Not sure how that applies right now???!”
Walk By Faith
It isn’t a command in that Scripture.
It’s a description.
We don’t see Jesus in the flesh right now, so we walk by faith.
It’s an acknowledgment that, we WISH we could see Jesus in the flesh, God clear in front of my face right now… but we don’t.
And that sometimes, in the midst of trials and tribulations especially, it is even harder to see.
I remember driving camp trail in the truck.
Organizing a group of kids to take the trash out to the dumpster.
We want to make a boring gross job (taking out the trash) fun.
So my solution: do dangerous things.
I’d wait for a straightaway and... flip off the headlights.
It’s dark.
Like all the way dark.
How many streetlights are there up at camp? None.
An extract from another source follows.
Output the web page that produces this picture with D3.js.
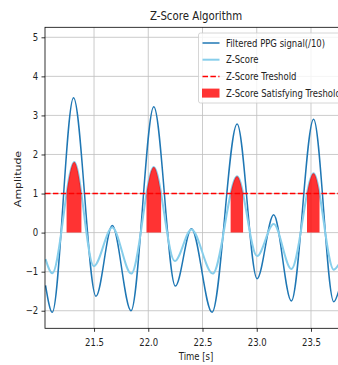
<!DOCTYPE html>
<html>
<head>
<meta charset="utf-8">
<script src="https://cdn.jsdelivr.net/npm/d3@7"></script>
<style>
  body { margin: 0; background: #fff; }
  svg { display: block; font-family: "DejaVu Sans", sans-serif; }
</style>
</head>
<body>
<div id="chart"></div>
<script>
// values (extrema + edge points)
const ppgTime = [21.053, 21.115, 21.311, 21.518, 21.668, 21.841, 22.051, 22.25, 22.398, 22.588, 22.819, 23.003, 23.156, 23.319, 23.524, 23.71, 23.755];
const ppgValue = [-1.35, -2.04, 3.45, -1.63, 0.18, -2.0, 3.22, -1.37, 0.1, -2.04, 2.78, -1.18, 0.46, -1.75, 2.9, -1.77, -1.5];
const zTime = [21.053, 21.115, 21.318, 21.498, 21.668, 21.843, 22.051, 22.244, 22.398, 22.594, 22.819, 23.003, 23.156, 23.319, 23.524, 23.71, 23.755];
const zValue = [-0.68, -1.04, 1.81, -0.86, 0.13, -1.05, 1.68, -0.73, 0.08, -1.05, 1.44, -0.6, 0.22, -0.93, 1.52, -0.95, -0.82];
const threshold = 1;
const xTicks = [21.5, 22.0, 22.5, 23.0, 23.5];
const yTicks = [-2, -1, 0, 1, 2, 3, 4, 5];
const legendLabels = ["Filtered PPG signal(/10)", "Z-Score", "Z-Score Treshold", "Z-Score Satisfying Treshold"];

const width = 338, height = 365;
const mLeft = 45, mRight = 347, mTop = 27.3, mBottom = 328.3;
const squish = 0.85;

const ppg = ppgTime.map((t, i) => ({t, v: ppgValue[i]}));
const zs = zTime.map((t, i) => ({t, v: zValue[i]}));

const x = d3.scaleLinear().domain([21.048, 23.832]).range([mLeft, mRight]);
const y = d3.scaleLinear().domain([-2.45, 5.256]).range([mBottom, mTop]);

const svg = d3.select("#chart").append("svg")
  .attr("width", width)
  .attr("height", height);

svg.append("clipPath").attr("id", "plot")
  .append("rect")
  .attr("x", mLeft).attr("y", mTop)
  .attr("width", mRight - mLeft).attr("height", mBottom - mTop);

// grid
const grid = svg.append("g").attr("stroke", "#b0b0b0").attr("stroke-width", 0.8).attr("opacity", 0.8);
grid.selectAll("line.gx").data(xTicks).join("line")
  .attr("x1", d => x(d)).attr("x2", d => x(d))
  .attr("y1", mTop).attr("y2", mBottom);
grid.selectAll("line.gy").data(yTicks).join("line")
  .attr("x1", mLeft).attr("x2", mRight)
  .attr("y1", d => y(d)).attr("y2", d => y(d));

const plot = svg.append("g").attr("clip-path", "url(#plot)");

const line = d3.line().x(d => x(d.t)).y(d => y(d.v)).curve(d3.curveMonotoneX);

plot.append("path")
  .attr("d", line(ppg))
  .attr("fill", "none")
  .attr("stroke", "#1f77b4")
  .attr("stroke-width", 1.5);

const zPath = plot.append("path")
  .attr("d", line(zs))
  .attr("fill", "none")
  .attr("stroke", "#87ceeb")
  .attr("stroke-width", 2);

plot.append("line")
  .attr("x1", mLeft).attr("x2", mRight)
  .attr("y1", y(threshold)).attr("y2", y(threshold))
  .attr("stroke", "red")
  .attr("stroke-width", 1.5)
  .attr("stroke-dasharray", "5.5,2.4");

// spans where the drawn z-score curve is above the threshold
const node = zPath.node();
const len = node.getTotalLength();
const spans = [];
let cur = null;
for (let s = 0; s <= len; s += 0.25) {
  const p = node.getPointAtLength(s);
  if (p.y < y(threshold)) {
    if (!cur) cur = [p.x, p.x];
    cur[1] = p.x;
  } else if (cur) { spans.push(cur); cur = null; }
}
if (cur) spans.push(cur);

const fillClip = svg.append("clipPath").attr("id", "above");
fillClip.selectAll("rect").data(spans).join("rect")
  .attr("x", d => d[0]).attr("width", d => d[1] - d[0])
  .attr("y", mTop).attr("height", mBottom - mTop);

const area = d3.area().x(d => x(d.t)).y0(y(0)).y1(d => y(d.v)).curve(d3.curveMonotoneX);
plot.append("g").attr("clip-path", "url(#above)")
  .append("path")
  .attr("d", area(zs))
  .attr("fill", "red")
  .attr("fill-opacity", 0.8);

// axes
const xAxis = svg.append("g")
  .attr("transform", `translate(0,${mBottom})`)
  .call(d3.axisBottom(x).tickValues(xTicks).tickFormat(d3.format(".1f")).tickSize(3.5).tickPadding(7));
const yAxis = svg.append("g")
  .attr("transform", `translate(${mLeft},0)`)
  .call(d3.axisLeft(y).tickValues(yTicks).tickFormat(d => d < 0 ? "\u2212" + Math.abs(d) : d).tickSize(3.5).tickPadding(4.5));

[xAxis, yAxis].forEach(a => {
  a.select(".domain").remove();
  a.selectAll("line").attr("stroke", "#000").attr("stroke-width", 0.8);
  a.selectAll("text")
    .attr("font-size", 10)
    .attr("fill", "#222")
    .attr("font-family", "DejaVu Sans")
    .attr("transform", `scale(${squish},1)`);
});

svg.append("rect")
  .attr("x", mLeft).attr("y", mTop)
  .attr("width", mRight - mLeft).attr("height", mBottom - mTop)
  .attr("fill", "none")
  .attr("stroke", "#000")
  .attr("stroke-width", 0.8);

// titles
svg.append("text")
  .attr("transform", `translate(${(mLeft + mRight) / 2},19.5) scale(${squish},1)`)
  .attr("text-anchor", "middle")
  .attr("font-size", 12)
  .attr("fill", "#222")
  .text("Z-Score Algorithm");

svg.append("text")
  .attr("transform", `translate(${(mLeft + mRight) / 2},359.5) scale(${squish},1)`)
  .attr("text-anchor", "middle")
  .attr("font-size", 10)
  .attr("fill", "#222")
  .text("Time [s]");

svg.append("text")
  .attr("transform", `translate(20.5,179) rotate(-90) scale(1,${squish})`)
  .attr("text-anchor", "middle")
  .attr("font-size", 11)
  .attr("fill", "#222")
  .text("Amplitude");

// legend
const lg = svg.append("g").attr("transform", "translate(198.5,33)");
lg.append("rect")
  .attr("width", 160).attr("height", 70)
  .attr("rx", 2)
  .attr("fill", "#fff").attr("fill-opacity", 0.8)
  .attr("stroke", "#ccc").attr("stroke-width", 0.8);

const rows = lg.selectAll("g.row").data(legendLabels).join("g")
  .attr("transform", (d, i) => `translate(0,${10 + i * 16.7})`);

rows.filter((d, i) => i < 3).append("line")
  .attr("x1", 4).attr("x2", 21)
  .attr("stroke", (d, i) => ["#1f77b4", "#87ceeb", "red"][i])
  .attr("stroke-width", (d, i) => i === 1 ? 2 : 1.5)
  .attr("stroke-dasharray", (d, i) => i === 2 ? "5.5,2.4" : null);

rows.filter((d, i) => i === 3).append("rect")
  .attr("x", 3.5).attr("y", -4.5)
  .attr("width", 17.5).attr("height", 9)
  .attr("fill", "red").attr("fill-opacity", 0.8);

rows.append("text")
  .attr("transform", `translate(27.5,3.5) scale(${squish},1)`)
  .attr("font-size", 10)
  .attr("fill", "#222")
  .text(d => d);
</script>
</body>
</html>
Maybe stars, maybe moon, but in the shadow of trees, and in contrast with the headlights.
Pitch dark.
So kids start screaming.
You know, super fun!
Continue foreward by “remembering” the truth.
I can’t go for long… because I don’t trust my memory that much, and I didn’t see that far ahead… but I can go for a minute in the dark because I remember what the light showed me… and I know the light is coming back.
We walk by faith, not by sight.
I remember seasons where my finances fell apart and I wasn’t sure I could provide for my family anymore.
I didn’t see God as “provider”, just the fear that I wasn’t.
I remember searching and seeking God’s face as my family was ripped apart and wounded in divorce, everyone hurt and broken… and all I saw was “end.”
The end of my family as it was, the end of ministry, the end of plans and visions and dreams… God where are you in this?